DR. DIX: Witness, it has been pointed out that I am putting my question too soon after your answers and that you are replying to my questions too quickly.
MR. JUSTICE ROBERT H. JACKSON (Chief of Counsel for the United States): I should like to take up a matter before the examination of the witnesses, if I may ask the indulgence of the Tribunal.
I regret to say that this matter of printing documents has proceeded in its abuses to such an extent that I must close the document room to printing documents for German counsel. Now, that is a drastic step, but I know of nothing less that I can do and I submit the situation to the Tribunal.

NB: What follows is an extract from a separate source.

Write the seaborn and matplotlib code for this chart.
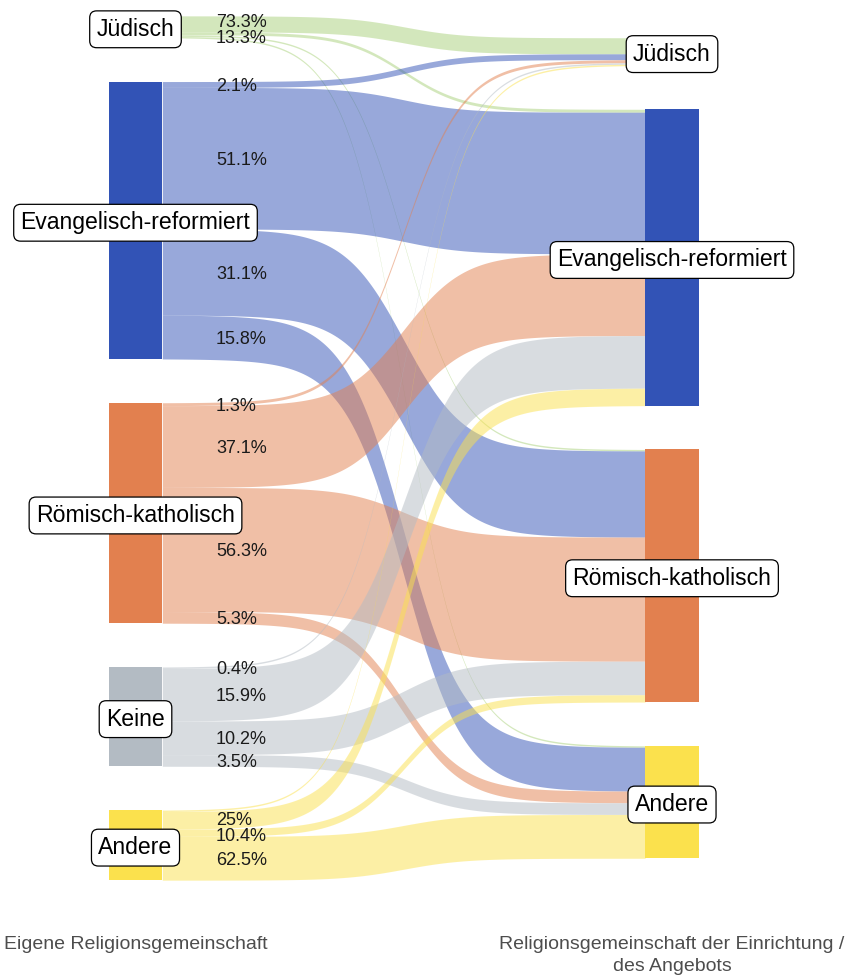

We received from the General Secretary’s office an order to print and have printed a Document Book Number I for Rosenberg. That document book does not contain one item in its 107 pages that, by any stretch of the imagination, can be relevant to this proceeding. It is violent anti-Semitism and the United States simply cannot be put in the position, even at the order—which I have no doubt was an ill-considered one—of the Secretary of the Tribunal, of printing and disseminating to the press just plain anti-Semitism; and that is what this document is. Now, I ask you to consider what it is.